The division in America that was caused by the Viet Nam war will only be over when all of us that fought, on one side of the issue or the other, are dead.
Cheer up! The way I feel today it probably won’t be that much longer.
But while Canada as a nation was not involved, Canadians themselves formed the largest foreign contingent in the U.S. military during the Vietnam era. Some estimate that their numbers far suppressed the more than 30,000 Americans draft dodgers who fled to Canada to avoid military service during the war. While exact numbers are impossible to obtain, from my work as a military historian with the Canadian War Museum, I estimate that of the many thousands who served in the U.S. Vietnam-era military, some 12,00 Canadians actually served in Vietnam itself."
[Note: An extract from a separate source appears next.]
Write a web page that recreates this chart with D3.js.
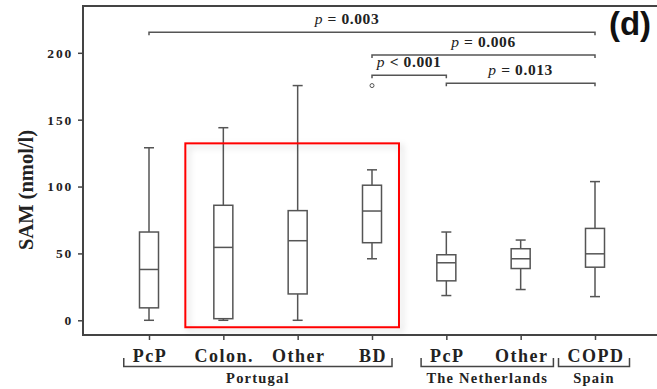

It also contains a lot of other information about Canadians serving in the American military (40 medal of honor recipients) and Americans serving in the Canadian military.
RickJay Posting #30
*You have to admire a PR machine that managed to make a combat veteran look worse than a chicken. But they did.
*
Oh you hit the proverbial nail on the head in your posting. It’s incredible how the Americans fall for bullshit. Hey I remember in the late 1960’s and early 1970’s, John Wayne was shooting his mouth off extolling the cause of our military presence in Vietnam. Of course he never spent one day in the military. And how about George Dubya Bush parading on the aircraft carrier as if he really fought in a war on foreign soil? Oh by all means talk tough (Dubya Bush, John Wayne, Cheney, Ashcroft, Kemp, Engler, Ronald Reagan, etc) but don’t ever do the actual fighting). The funny thing is (as I’ve said before) I do not know how many of the alleged swift boat veterans were for real but if they were, what did they accomplish? They helped torpedo a candidate who really served in Vietnam and succeeded in getting the spoiled kid with the right connections become re-elected. Nice work guys. What’s that expression? Cutting off your nose to spite your face?
And as I’ve also mentioned 3 real, genuine, served in the Vietnam War, veterans were defeated by Dubya. America falls for bullshit every time doesn’t it?